The workshops are part of a 2019 dispute settlement between the county and Mosaic, after county commissioners denied the rezoning in 2018. They are set to continue through 2023 when Mosaic plans to resubmit its rezoning request to DeSoto commissioners.
Deriso said the proposed ordinance is not an indication of any future decisions regarding phosphate mining in DeSoto.
“I just want to make sure that no matter what happens (in 2023), we are firmly behind never allowing gypstacks,” he said. “I think it’s smart to say it’s not going to happen here since it’s been such a problem for the rest of the state.”
There are currently about 1 billion tons of phosphogypsum in 24 stacks in Florida and about 30 million new tons are generated each year, according to county documents.
Over the years, gypstack breaches have caused negative impacts on the state’s environment and ecological system, threatening public safety and endangering natural resources.
In April, an old gypstack at the Piney Point phosphate processing plant near Tampa Bay sprung a leak, forcing local government to release millions of gallons of acidic wastewater that was high in algae-producing elements.
In 2016, a large sinkhole opened up at a phosphogypsum stack in Mulberry, draining 215 million gallons of contaminated water stored in the stack into the Floridan aquifer, a primary source of drinking water.
Mosaic currently has four operational gypstacks in Florida, including three in Polk County — New Wales (Mulberry), Bartow and Green Bay — and one in Riverview in Hillsborough County.
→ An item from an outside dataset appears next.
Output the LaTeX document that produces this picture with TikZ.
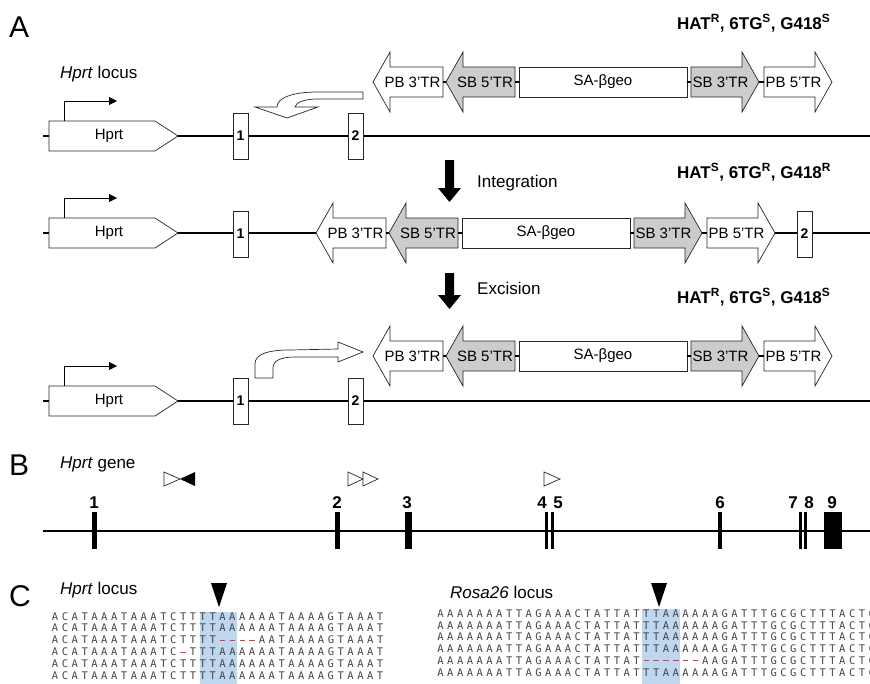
\documentclass[tikz,border=0pt]{standalone}
\usepackage{fontspec}
\setmainfont{Liberation Sans}
\newfontfamily\seqfont{DejaVu Sans Mono}
\usepackage{xcolor}
\usepackage{tikz}
\usetikzlibrary{arrows.meta,positioning,calc}
\definecolor{trgray}{RGB}{204,204,204}
\definecolor{hlblue}{RGB}{190,214,238}
\definecolor{gapred}{RGB}{228,60,60}
\definecolor{seqgray}{RGB}{70,70,70}
\newlength{\seqw}
\newcommand{\gp}{\textcolor{gapred}{\rule[3pt]{5.5pt}{1pt}}}
\newcommand{\sq}[1]{\makebox[\seqw][c]{#1}}
\def\seqrow#1{\ifx#1\relax\else\sq{#1}\expandafter\seqrow\fi}
\newcommand{\hseq}[1]{\setlength{\seqw}{9.85pt}\seqrow#1\relax}
\newcommand{\rseq}[1]{\setlength{\seqw}{9.8pt}\seqrow#1\relax}
\newcommand{\TRleft}[5]{%
  \draw[trbox,fill=#4] (#2,-15) -- (#3,-15) -- (#3,15) -- (#2,15) -- (#2,30) -- (#2-17,0) -- (#2,-30) -- cycle;
  \coordinate (#1-tip) at (#2-17,0);
  \coordinate (#1-end) at (#3,0);
  \node[trtext] (#1) at ({(#2+#3)/2-4},0) {#5};}
\newcommand{\TRright}[5]{%
  \draw[trbox,fill=#4] (#3,-15) -- (#2,-15) -- (#2,15) -- (#3,15) -- (#3,30) -- (#3+17,0) -- (#3,-30) -- cycle;
  \coordinate (#1-tip) at (#3+17,0);
  \coordinate (#1-end) at (#2,0);
  \node[trtext] (#1) at ({(#2+#3)/2+4},0) {#5};}
\newcommand{\transposon}[3]{%
  \begin{scope}[shift={(#2,#3)}]
    \TRleft{#1pb3}{390}{443}{white}{PB 3’TR}
    \TRleft{#1sb5}{463}{515}{trgray}{SB 5’TR}
    \node[trbox,fill=white,minimum width=168pt,minimum height=30pt,font=\fontsize{15}{17}\selectfont] (#1sa) at (603,0) {SA-βgeo};
    \TRright{#1sb3}{691}{742}{trgray}{SB 3’TR}
    \TRright{#1pb5}{764}{815}{white}{PB 5’TR}
    \draw[link] (#1pb3-end) -- (#1sb5-tip);
    \draw[link] (#1sb5-end) -- (#1sa);
    \draw[link] (#1sa) -- (#1sb3-end);
    \draw[link] (#1sb3-tip) -- (#1pb5-end);
  \end{scope}}
\newcommand{\hprtgene}[2]{%
  \draw[trbox,fill=white] (49,#2-15) -- (155,#2-15) -- (178,#2) -- (155,#2+15) -- (49,#2+15) -- cycle;
  \node[trtext] (#1) at (109,#2) {Hprt};
  \coordinate (#1-prom) at (64,#2-15);
  \coordinate (#1-tss) at (117,#2-35);
  \draw[prom] (#1-prom) |- (#1-tss);}

\begin{document}
\begin{tikzpicture}[x=1pt,y=-1pt,
  every node/.style={font=\fontsize{17}{20}\selectfont,inner sep=0pt},
  panel/.style={font=\fontsize{30}{34}\selectfont,anchor=base west},
  lbl/.style={anchor=base west},
  res/.style={font=\bfseries\fontsize{17}{20}\selectfont,anchor=base west},
  trbox/.style={draw=black!85,line width=0.7pt},
  trtext/.style={font=\fontsize{15}{17}\selectfont},
  locus/.style={line width=2.4pt},
  link/.style={line width=1.3pt},
  prom/.style={line width=0.9pt,-{Triangle[length=8pt,width=8pt]}},
  exon/.style={trbox,fill=white,minimum width=15pt,minimum height=46pt,font=\bfseries\fontsize{14}{16}\selectfont},
  uturn/.style={trbox,fill=white},
  bexon/.style={fill=black,minimum height=37pt},
  num/.style={font=\bfseries\fontsize{17}{20}\selectfont,anchor=base},
  site/.style={draw=black!85,line width=0.7pt},
  hl/.style={fill=hlblue},
  seqrowstyle/.style={font=\seqfont\fontsize{10.5}{12}\selectfont,text=seqgray,anchor=base west}
]
\useasboundingbox (0,0) rectangle (870,683);

% panel A
\node[panel] (labA) at (9,37) {A};
\node[lbl] (locA) at (60,78) {\textit{Hprt} locus};
\node[res] (res1) at (677,29) {HAT\textsuperscript{R}, 6TG\textsuperscript{S}, G418\textsuperscript{S}};
\node[res] (res2) at (677,178) {HAT\textsuperscript{S}, 6TG\textsuperscript{R}, G418\textsuperscript{R}};
\node[res] (res3) at (677,303) {HAT\textsuperscript{R}, 6TG\textsuperscript{S}, G418\textsuperscript{S}};

% row 1: donor transposon and intact locus
\draw[locus] (43,136) -- (870,136);
\hprtgene{hpA}{136}
\node[exon] (exA1) at (240.5,136) {1};
\node[exon] (exA2) at (355.5,136) {2};
\draw[uturn] (363,92) -- (318,92) .. controls (292,92) and (277,98) .. (277,107) -- (255,107) -- (287,118) -- (318,107) -- (295,107) .. controls (296,102) and (305,99) .. (318,99) -- (363,99) -- cycle;
\transposon{a}{0}{82}

% integration
\fill (445,160) -- (454,160) -- (454,188) -- (461,188) -- (449.5,202) -- (438,188) -- (445,188) -- cycle;
\node[lbl] (integ) at (477,187) {Integration};

% row 2: integrated locus
\transposon{b}{-57}{233}
\draw[locus] (43,233) -- (bpb3-tip);
\draw[locus] (bpb5-tip) -- (870,233);
\hprtgene{hpB}{233}
\node[exon] (exB1) at (240.5,234) {1};
\node[exon] (exB2) at (804.5,234) {2};

% excision
\fill (445,273) -- (454,273) -- (454,295) -- (461,295) -- (449.5,309) -- (438,295) -- (445,295) -- cycle;
\node[lbl] (excis) at (477,294) {Excision};

% row 3: excised locus
\draw[locus] (43,401) -- (870,401);
\hprtgene{hpC}{401}
\node[exon] (exC1) at (240.5,401) {1};
\node[exon] (exC2) at (355.5,401) {2};
\draw[uturn] (255,378) -- (255,364) .. controls (255,354) and (268,350) .. (290,350) -- (338,349) -- (338,342) -- (363,352) -- (338,362) -- (338,357) -- (295,357) .. controls (280,357) and (273,361) .. (273,368) -- (273,378) -- cycle;
\transposon{c}{0}{356}

% panel B
\node[panel] (labB) at (9,475) {B};
\node[lbl] (geneB) at (60,468) {\textit{Hprt} gene};
\draw[site] (164,472) -- (180,479) -- (164,486) -- cycle;
\fill (195,472) -- (180,479) -- (195,486) -- cycle;
\draw[site] (348,472) -- (363,479) -- (348,486) -- cycle;
\draw[site] (363,472) -- (378,479) -- (363,486) -- cycle;
\draw[site] (544,472) -- (560,479) -- (544,486) -- cycle;
\draw[locus] (43,531) -- (870,531);
\node[bexon,minimum width=5pt] (x1) at (94,530.5) {};
\node[bexon,minimum width=5pt] (x2) at (337.5,530.5) {};
\node[bexon,minimum width=7pt] (x3) at (408,530.5) {};
\node[bexon,minimum width=3.5pt] (x4) at (546.5,530.5) {};
\node[bexon,minimum width=3.5pt] (x5) at (552.5,530.5) {};
\node[bexon,minimum width=4.5pt] (x6) at (720,530.5) {};
\node[bexon,minimum width=3pt] (x7) at (800.5,530.5) {};
\node[bexon,minimum width=3pt] (x8) at (805.5,530.5) {};
\node[bexon,minimum width=18pt] (x9) at (833,530.5) {};
\node[num] (n1) at (94,508) {1};
\node[num] (n2) at (337,508) {2};
\node[num] (n3) at (407,508) {3};
\node[num] (n4) at (542,508) {4};
\node[num] (n5) at (558,508) {5};
\node[num] (n6) at (720,508) {6};
\node[num] (n7) at (793,508) {7};
\node[num] (n8) at (809,508) {8};
\node[num] (n9) at (832,508) {9};

% panel C
\node[panel] (labC) at (9,606) {C};
\node[lbl] (locC1) at (60,594) {\textit{Hprt} locus};
\node[lbl] (locC2) at (450,598) {\textit{Rosa26} locus};
\fill[hl] (200,612) rectangle (237,690);
\fill[hl] (642,609) rectangle (680,690);
\fill (211,583) -- (227,583) -- (219,607) -- cycle;
\fill (651,583) -- (667,583) -- (659,607) -- cycle;
\node[seqrowstyle] (h1) at (50,620) {\hseq{ACATAAATAAATCTTTTAAAAAATAAAAGTAAAT}};
\node[seqrowstyle] (h2) at (50,631.9) {\hseq{ACATAAATAAATCTTTTAAAAAATAAAAGTAAAT}};
\node[seqrowstyle] (h3) at (50,643.8) {\hseq{ACATAAATAAATCTTTT\gp\gp\gp\gp AATAAAAGTAAAT}};
\node[seqrowstyle] (h4) at (50,655.7) {\hseq{ACATAAATAAATC\gp TTTAAAAAATAAAAGTAAAT}};
\node[seqrowstyle] (h5) at (50,667.6) {\hseq{ACATAAATAAATCTTTTAAAAAATAAAAGTAAAT}};
\node[seqrowstyle] (h6) at (50,679.5) {\hseq{ACATAAATAAATCTTTTAAAAAATAAAAGTAAAT}};
\node[seqrowstyle] (r1) at (435.5,617.5) {\rseq{AAAAAAATTAGAAACTATTATTTAAAAAAGATTTGCGCTTTACTC}};
\node[seqrowstyle] (r2) at (435.5,629.2) {\rseq{AAAAAAATTAGAAACTATTATTTAAAAAAGATTTGCGCTTTACTC}};
\node[seqrowstyle] (r3) at (435.5,640.9) {\rseq{AAAAAAATTAGAAACTATTATTTAAAAAAGATTTGCGCTTTACTC}};
\node[seqrowstyle] (r4) at (435.5,652.6) {\rseq{AAAAAAATTAGAAACTATTATTTAAAAAAGATTTGCGCTTTACTC}};
\node[seqrowstyle] (r5) at (435.5,664.3) {\rseq{AAAAAAATTAGAAACTATTAT\gp\gp\gp\gp\gp\gp AAGATTTGCGCTTTACTC}};
\node[seqrowstyle] (r6) at (435.5,676) {\rseq{AAAAAAATTAGAAACTATTATTTAAAAAAGATTTGCGCTTTACTC}};
\end{tikzpicture}
\end{document}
The company also has one active gypstack in Louisiana.
Mosaic representatives said they have no intention of bringing gypstacks to DeSoto County.
“Gypstacks are not part of mining operations,” Mosaic spokesperson Jackie Barron said. “We honestly can’t say it any clearer than that.”
Barron said she hopes the new ordinance brings clarity to Mosaic’s proposed mining operations in DeSoto.
“The barrage of misinformation and attempts to connect gypstacks to mines by a few have forced commissioners to repeatedly waste taxpayer time on a topic not related to matters at hand for DeSoto County,” she said.
Anti-Mosaic activist Tim Ritchie said he hopes the commissioners take the new ordinance ever further.
“I want to applaud the commissioners for taking this step,” Ritchie said, “but what I would like to see is for them to take it a step further and ban all phosphate mining.
“I’d like to see some serious teeth put into it.”